Discussing the conference in Geneva where the convening of a world Jewish congress in the summer of 1934 was approved, Rabbi Schulman stated: “The conference called at Geneva was most unfortunate for the Jews of the world.

“As a matter of fact, no active practical leaders were present. The most influential men in America, in England, in Germany refused to attend this conference. The conference, I would call a last gasp of Jewish Nationalism as it is passing away.

“For thirty years or more,” he said, “there has been talk of the Jews as a nation. As a matter of fact, the Jews today are not a nation in any accepted sense of the word. They therefore cannot be organized politically with a world Jewish Parliament. And the sooner such ideas, wrong in theory and disastrous in consequences, are swept away, the better for the Jewish people. The Jews in Western lands, are nationals of the countries in which they dwell. They belong to no other nation.”

“The Jews in every Western country today can speak for themselves. Wherever anti-Semitism exists, it is a local problem,” he asserted.

“The conference,” he charged, “played into the hands of the Hitlerites and enabled them to say that Jews were interfering with internal affairs of Germany. As a matter of fact, the Jews in Germany are conducting themselves magnificently and in the end, anti-Semitism will be triumphed over in Germany by what is best in German thought.”

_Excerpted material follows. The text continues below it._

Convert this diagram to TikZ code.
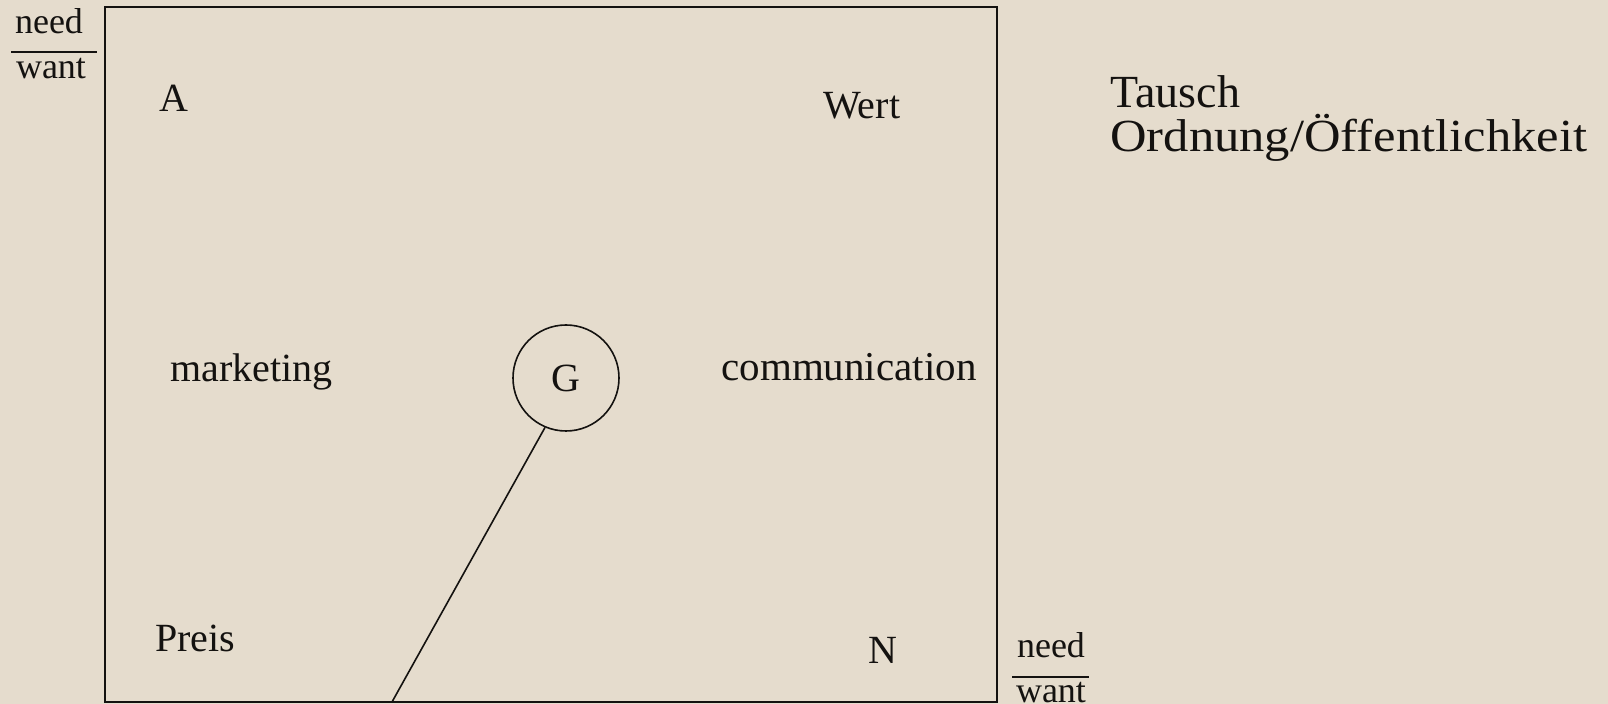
\documentclass[tikz,border=0pt]{standalone}
\usepackage{fontspec}
\setmainfont{Liberation Serif}
\definecolor{paper}{RGB}{229,220,205}
\definecolor{ink}{RGB}{20,18,16}
\begin{document}
\begin{tikzpicture}[x=0.5pt,y=-0.5pt,
  lbl/.style={inner sep=0pt, anchor=base west, text=ink, font=\fontsize{20}{24}\selectfont},
  big/.style={inner sep=0pt, anchor=base west, text=ink, font=\fontsize{23}{28}\selectfont},
  fracword/.style={inner sep=0pt, anchor=base, text=ink, font=\fontsize{18}{22}\selectfont},
  ln/.style={draw=ink, line width=0.8pt}]
\fill[paper] (0,0) rectangle (1608,704);
\useasboundingbox (0,0) rectangle (1608,704);
% frame
\coordinate (bnw) at (105,7);
\coordinate (bse) at (997,702);
\draw[ln] (bnw) rectangle (bse);
% labels inside the frame
\node[lbl] (A) at (159,112) {A};
\node[lbl] (wert) at (823,119) {Wert};
\node[lbl] (mkt) at (170,382) {marketing};
\node[lbl, font=\fontsize{20.5}{24}\selectfont] (comm) at (721,381) {communication};
\node[lbl] (preis) at (155,652) {Preis};
\node[lbl] (N) at (868,664) {N};
% circle G and its line
\node[ln, circle, minimum size=53pt, inner sep=0pt, text=ink, font=\fontsize{20}{24}\selectfont] (G) at (566,378) {\raisebox{-2.5pt}{G}};
\coordinate (lb) at (392,702);
\draw[ln] (G.247) -- (lb);
% right texts
\node[big] (tausch) at (1110,108) {Tausch};
\node[big] (ord) at (1110,152) {\scalebox{1.1}[1]{Ordnung/Öffentlichkeit}};
% need/want top left
\node[fracword] (need1) at (49,34) {need};
\node[fracword] (want1) at (51,79) {want};
\coordinate (r1a) at (11,52);
\coordinate (r1b) at (97,52);
\draw[ln] (r1a) -- (r1b);
% need/want bottom right
\node[fracword] (need2) at (1051,658) {need};
\node[fracword] (want2) at (1051,703) {want};
\coordinate (r2a) at (1012,677);
\coordinate (r2b) at (1089,677);
\draw[ln] (r2a) -- (r2b);
\end{tikzpicture}
\end{document}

He stated his belief that the position of the Jews will also be improved with the improvement of the general economic condition in the world. “The salvation of Israel will not come from sophomoric political speeches, or from sensational self-advertising noise. It will come from the moral and spiritual education of the world Jewish and non-Jewish, a slow but steady process.”

Rabbi Schulman severely attacked the American Jewish Congress which called the Geneva conference, “as being conceived in sin and born in iniquity. It is itself the result of a broken pledge as every one in this country knows.

“When in 1917,” he said, “those who opposed the Congress united with those who favored an American Jewish Congress in order to present a united front in Paris, after the war, one of the conditions for such union was that the Congress be a temporary institution and that it go out of existence immediately after the report from Paris is brought back, after the Treaty of Versailles was accomplished.

“The present American Jewish Congress was deliberately organized as a violation of the spirit and letter of the agreement made. Thus born in evil, it is continuing to produce evil. To call together Jews from all over the world in a so-called Congress, without any purpose would prove the great misfortune for our people,” Dr. Schulman holds.

“It is very significant,” he said, “that the President of the Jewish Agency, who is at the same time the president of the Zionist Organization, did not attend the conference at Geneva. We need no new organizations,” he asserted. “We cannot afford to spend money on amateur Jewish politics. Let us unite practically for work helpful to the Jew, wherever our help is needed,” Dr. Schulman concluded.

While abroad, Dr. Schulman visited Germany, Switzerland, England and France.

He expressed regret that he was unable to attend the meeting of the World Union for Progressive Judaism in The Hague and in Amsterdam, where he was to deliver an address, because the meeting conflicted with the meeting of the Agency Administrative Committee.